An on-off swimming career gave Great Britain Age-Group athlete Donald Brooks an opportunity to get involved in the world of swim, bike, run and he hasn’t looked back since.
“I come from a swimming background and I swam up until the age of about 11 years old through clubs and fell out of love with swimming. It wasn’t really for me.” He explained. “I got back into swimming at a masters’ club and did a few galas. It’s a sort of different ethos swimming in your 20s than when you’re an early teenager.
“At the swimming pool I used to swim at the local triathlon club did an aquathlon series and my wife is from a running background, so we used to get involved in those because they were on at the pool.
“I sort of got a taste for the multisports elements from there.”
Brooks then began cycling with friends following the success of Bradley Wiggins at the 2012 Tour De France and at the age of 37 he entered his first triathlon. Though it was a bit last minute.
He explained: “I got a Sunday space on the Friday night. I spent Saturday rushing around borrowing and getting equipment, I even bought a trisuit at registration because they had some kit for sale, and I came 14th.
“I had beaten some people I had done some training with and I thought there’s a lot more potential here and I enjoyed it. I started looking around to see what other triathlons there were and entering a few more.
“I really got the bug. Even though it’s an individual sport, when you go to an event you see a lot of the same people,t’s good comradery.”
After his first triathlon, Brooks learnt about the Age-Group programme from a friend who was representing the team at the time in Mallorca. Within a year he won a silver medal at 2015 Weymouth ETU Challenge Long Distance Triathlon Championships. Since that first medal success he has won 16 world and European titles across sprint, supersprint, standard, IRONMAN 70.3 and IRONMAN distance triathlons.
His most recent success came in Pontevedra where he claimed the supersprint and standard distance world titles within 48 hours of each other. The closeness of the events did not bother Brooks though.
He said: “I think if you’re going away to a championship, you may as well do as much racing as you can. People ask me how I race back-to-back, but you train back-to-back, why not race back-to-back.
“You can have your priority race, but I think when you’re racing, you’re racing so you go 100% anyway. It’s not the first time I have done it. I’ve done multiple races a few times, I did it last year in Abu Dhabi and Madrid earlier in the year and they were only 24 hours apart.”
That success in Pontevedra came after he had won the IRONMAN 70.3 and IRONMAN world titles in the four weeks prior to competing in Spain.
“I did four world championships in a four-week period,” he explained. “I am over the moon to cover all the distances from supersprint to full distance.
“It's a really nice feeling to come across the line in first place. I had feedback on the course as well. In the half IRONMAN I was just finishing my first lap of two on the run and someone told me I had an 11-and-a-half-minute lead, so I knew I was comfortable in that one. I ran the last lap, and I enjoyed it. To win it I was really pleased.
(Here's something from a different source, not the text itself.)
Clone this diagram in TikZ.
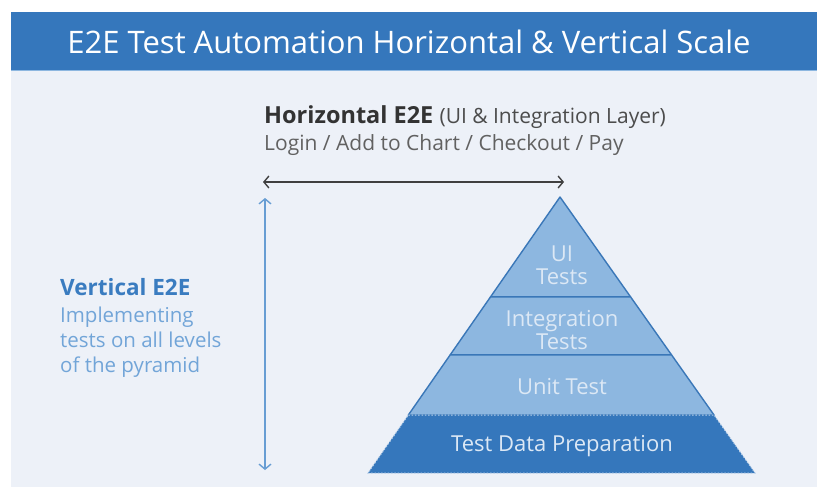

“The IRONMAN was a different kettle of fish. I came into T2 with a two minute-40 lead and by the marathon I was racing a different person and I had a nine-and-a-half minute lead. We’d ran the first half at the same pace. He managed to speed up and I slowed down a bit and he was clawing me back in and I only took the lead by 17 seconds. I really, really enjoyed that one. That was one of my biggest wins.”
His success across the distances has now left him with a decision to make as the men’s IRONMAN World Championships returns to Kona in 2024 and the supersprint and standard distance triathlon championships are held in Malaga, Spain.
He said: “Next year I have my qualifications for Europeans and Worlds, but it was announced that the Worlds (standard and supersprint triathlon) is a week before Kona (IRONMAN World Championships). After my result at the IRONMAN Worlds, I have a start in Kona but I think they are too close together to do both. If I did both I’d do well in the Malaga ones (supersprint and standard distances) but I’d not have the full commitment for Kona.
“It’s a big trip and I wouldn’t do myself justice if I tried to do both and went out there and didn’t perform. I need to make a decision for which way I’ll go there.”
While he makes his big decision for 2024, Brooks has some advice for people who are making the decision to get involved in triathlon for the first time or not.
“Go for it.” He urged. “If you haven’t done a triathlon, go to a local one. I’ve been down to a few local ones with my boys and it’s great to see the spectrum of people. From novices, people doing couch to 5k, to some really good cyclists. You get a real mix of people, don’t be scared have a go. Just say yes to things.”